Task prompt >> Omit all pictures, then retype the data exactly as given.
● ● ● ●
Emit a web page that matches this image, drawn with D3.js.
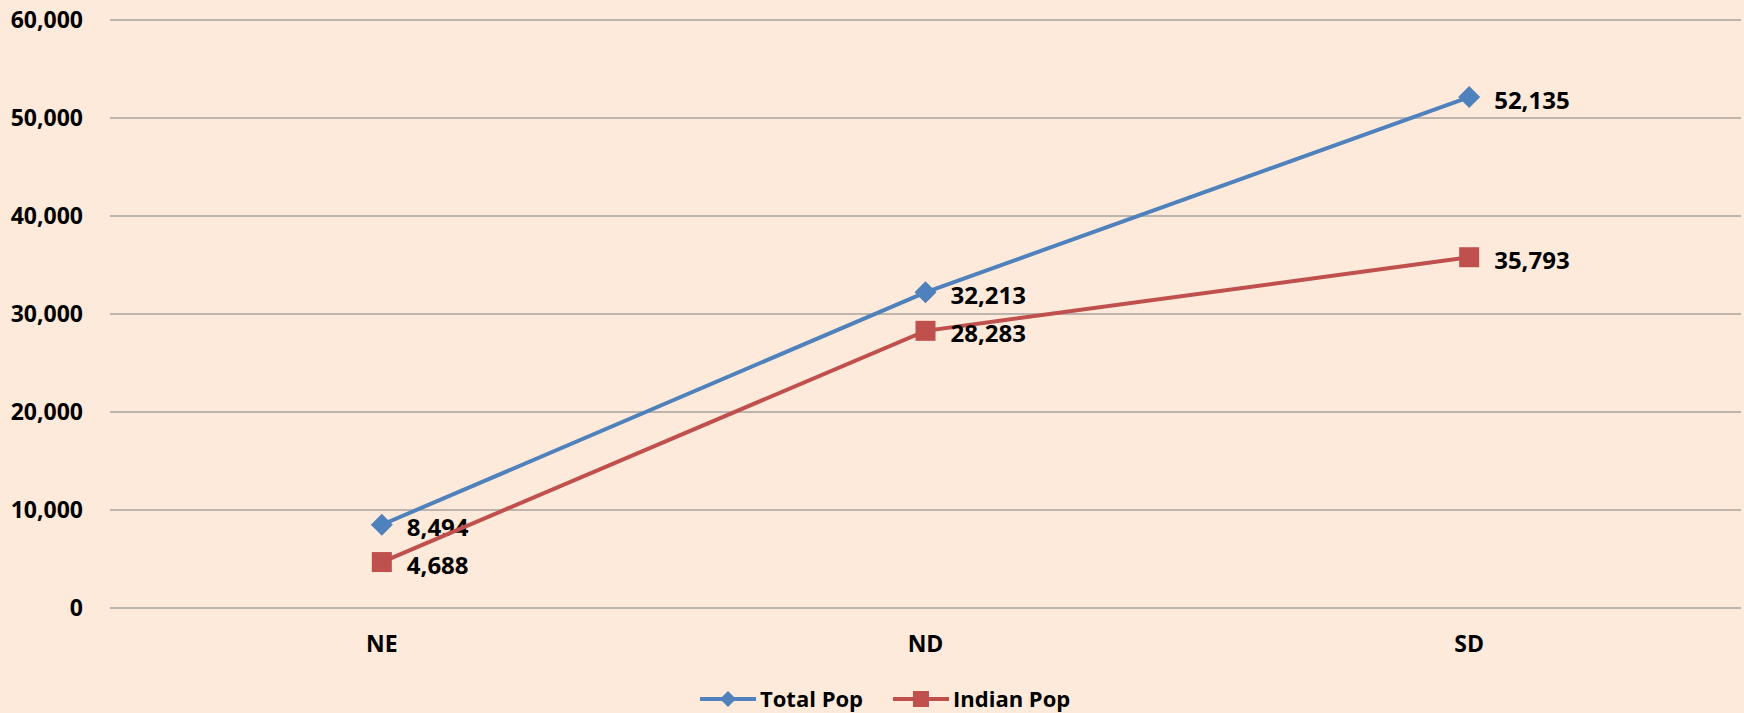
<!DOCTYPE html>
<html>
<head>
<meta charset="utf-8">
<script src="https://cdn.jsdelivr.net/npm/d3@7"></script>
<style>
  html, body { margin: 0; padding: 0; background: #FDEADA; }
  svg { display: block; }
  text { font-family: "Open Sans", sans-serif; font-weight: bold; fill: #000; }
</style>
</head>
<body>
<svg id="chart" width="1744" height="713"></svg>
<script>
const categories = ["NE", "ND", "SD"];
const totalPop = [8494, 32213, 52135];
const indianPop = [4688, 28283, 35793];
const yTicks = [0, 10000, 20000, 30000, 40000, 50000, 60000];

const width = 1744, height = 713;
const margin = { left: 110, right: 3, top: 20, bottom: 105 };

const svg = d3.select("#chart");

svg.append("rect").attr("width", width).attr("height", height).attr("fill", "#FDEADA");

const x = d3.scaleBand()
    .domain(categories)
    .range([margin.left, width - margin.right]);

const y = d3.scaleLinear()
    .domain([0, 60000])
    .range([height - margin.bottom, margin.top]);

const fmt = d3.format(",");

// gridlines
svg.append("g")
  .selectAll("line")
  .data(yTicks)
  .join("line")
    .attr("x1", margin.left)
    .attr("x2", width - margin.right)
    .attr("y1", d => y(d))
    .attr("y2", d => y(d))
    .attr("stroke", "#A6A29E")
    .attr("stroke-width", 1.5);

// y labels
svg.append("g")
  .selectAll("text")
  .data(yTicks)
  .join("text")
    .attr("x", 83)
    .attr("y", d => y(d))
    .attr("dy", "0.36em")
    .attr("text-anchor", "end")
    .style("font-size", "23px")
    .text(d => fmt(d));

// x labels
svg.append("g")
  .selectAll("text")
  .data(categories)
  .join("text")
    .attr("x", d => x(d) + x.bandwidth() / 2)
    .attr("y", 652)
    .attr("text-anchor", "middle")
    .style("font-size", "23px")
    .text(d => d);

const cx = d => x(d) + x.bandwidth() / 2;

const series = [
  { name: "Total Pop", values: totalPop, color: "#4F81BD", shape: "diamond" },
  { name: "Indian Pop", values: indianPop, color: "#C0504D", shape: "square" }
];

function drawMarker(g, shape, color, px, py) {
  if (shape === "diamond") {
    g.append("path")
      .attr("d", `M${px},${py - 11}L${px + 11},${py}L${px},${py + 11}L${px - 11},${py}Z`)
      .attr("fill", color);
  } else {
    g.append("rect")
      .attr("x", px - 10).attr("y", py - 10)
      .attr("width", 20).attr("height", 20)
      .attr("fill", color);
  }
}

const line = d3.line()
  .x((d, i) => cx(categories[i]))
  .y(d => y(d));

series.forEach(s => {
  const g = svg.append("g");
  g.append("path")
    .datum(s.values)
    .attr("d", line)
    .attr("fill", "none")
    .attr("stroke", s.color)
    .attr("stroke-width", 4);
  s.values.forEach((v, i) => {
    drawMarker(g, s.shape, s.color, cx(categories[i]), y(v));
  });
  g.selectAll("text.lbl")
    .data(s.values)
    .join("text")
      .attr("class", "lbl")
      .attr("x", (d, i) => cx(categories[i]) + 25)
      .attr("y", d => y(d) + 3)
      .attr("dy", "0.36em")
      .style("font-size", "24px")
      .text(d => fmt(d));
});

// legend
const legendItems = [
  { s: series[0], x0: 700, tx: 760 },
  { s: series[1], x0: 893, tx: 953 }
];
const ly = 699;
legendItems.forEach(it => {
  const g = svg.append("g");
  g.append("line")
    .attr("x1", it.x0).attr("x2", it.x0 + 56)
    .attr("y1", ly).attr("y2", ly)
    .attr("stroke", it.s.color)
    .attr("stroke-width", 4);
  if (it.s.shape === "diamond") {
    const px = it.x0 + 28;
    g.append("path")
      .attr("d", `M${px},${ly - 8}L${px + 8},${ly}L${px},${ly + 8}L${px - 8},${ly}Z`)
      .attr("fill", it.s.color);
  } else {
    g.append("rect")
      .attr("x", it.x0 + 28 - 8).attr("y", ly - 8)
      .attr("width", 16).attr("height", 16)
      .attr("fill", it.s.color);
  }
  g.append("text")
    .attr("x", it.tx)
    .attr("y", ly)
    .attr("dy", "0.36em")
    .style("font-size", "22px")
    .text(it.s.name);
});
</script>
</body>
</html>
● ● ● ●
Solution to the problem >>
Emit a web page that matches this image, drawn with D3.js.
<!DOCTYPE html>
<html>
<head>
<meta charset="utf-8">
<script src="https://cdn.jsdelivr.net/npm/d3@7"></script>
<style>
  html, body { margin: 0; padding: 0; background: #FDEADA; }
  svg { display: block; }
  text { font-family: "Open Sans", sans-serif; font-weight: bold; fill: #000; }
</style>
</head>
<body>
<svg id="chart" width="1744" height="713"></svg>
<script>
const categories = ["NE", "ND", "SD"];
const totalPop = [8494, 32213, 52135];
const indianPop = [4688, 28283, 35793];
const yTicks = [0, 10000, 20000, 30000, 40000, 50000, 60000];

const width = 1744, height = 713;
const margin = { left: 110, right: 3, top: 20, bottom: 105 };

const svg = d3.select("#chart");

svg.append("rect").attr("width", width).attr("height", height).attr("fill", "#FDEADA");

const x = d3.scaleBand()
    .domain(categories)
    .range([margin.left, width - margin.right]);

const y = d3.scaleLinear()
    .domain([0, 60000])
    .range([height - margin.bottom, margin.top]);

const fmt = d3.format(",");

// gridlines
svg.append("g")
  .selectAll("line")
  .data(yTicks)
  .join("line")
    .attr("x1", margin.left)
    .attr("x2", width - margin.right)
    .attr("y1", d => y(d))
    .attr("y2", d => y(d))
    .attr("stroke", "#A6A29E")
    .attr("stroke-width", 1.5);

// y labels
svg.append("g")
  .selectAll("text")
  .data(yTicks)
  .join("text")
    .attr("x", 83)
    .attr("y", d => y(d))
    .attr("dy", "0.36em")
    .attr("text-anchor", "end")
    .style("font-size", "23px")
    .text(d => fmt(d));

// x labels
svg.append("g")
  .selectAll("text")
  .data(categories)
  .join("text")
    .attr("x", d => x(d) + x.bandwidth() / 2)
    .attr("y", 652)
    .attr("text-anchor", "middle")
    .style("font-size", "23px")
    .text(d => d);

const cx = d => x(d) + x.bandwidth() / 2;

const series = [
  { name: "Total Pop", values: totalPop, color: "#4F81BD", shape: "diamond" },
  { name: "Indian Pop", values: indianPop, color: "#C0504D", shape: "square" }
];

function drawMarker(g, shape, color, px, py) {
  if (shape === "diamond") {
    g.append("path")
      .attr("d", `M${px},${py - 11}L${px + 11},${py}L${px},${py + 11}L${px - 11},${py}Z`)
      .attr("fill", color);
  } else {
    g.append("rect")
      .attr("x", px - 10).attr("y", py - 10)
      .attr("width", 20).attr("height", 20)
      .attr("fill", color);
  }
}

const line = d3.line()
  .x((d, i) => cx(categories[i]))
  .y(d => y(d));

series.forEach(s => {
  const g = svg.append("g");
  g.append("path")
    .datum(s.values)
    .attr("d", line)
    .attr("fill", "none")
    .attr("stroke", s.color)
    .attr("stroke-width", 4);
  s.values.forEach((v, i) => {
    drawMarker(g, s.shape, s.color, cx(categories[i]), y(v));
  });
  g.selectAll("text.lbl")
    .data(s.values)
    .join("text")
      .attr("class", "lbl")
      .attr("x", (d, i) => cx(categories[i]) + 25)
      .attr("y", d => y(d) + 3)
      .attr("dy", "0.36em")
      .style("font-size", "24px")
      .text(d => fmt(d));
});

// legend
const legendItems = [
  { s: series[0], x0: 700, tx: 760 },
  { s: series[1], x0: 893, tx: 953 }
];
const ly = 699;
legendItems.forEach(it => {
  const g = svg.append("g");
  g.append("line")
    .attr("x1", it.x0).attr("x2", it.x0 + 56)
    .attr("y1", ly).attr("y2", ly)
    .attr("stroke", it.s.color)
    .attr("stroke-width", 4);
  if (it.s.shape === "diamond") {
    const px = it.x0 + 28;
    g.append("path")
      .attr("d", `M${px},${ly - 8}L${px + 8},${ly}L${px},${ly + 8}L${px - 8},${ly}Z`)
      .attr("fill", it.s.color);
  } else {
    g.append("rect")
      .attr("x", it.x0 + 28 - 8).attr("y", ly - 8)
      .attr("width", 16).attr("height", 16)
      .attr("fill", it.s.color);
  }
  g.append("text")
    .attr("x", it.tx)
    .attr("y", ly)
    .attr("dy", "0.36em")
    .style("font-size", "22px")
    .text(it.s.name);
});
</script>
</body>
</html>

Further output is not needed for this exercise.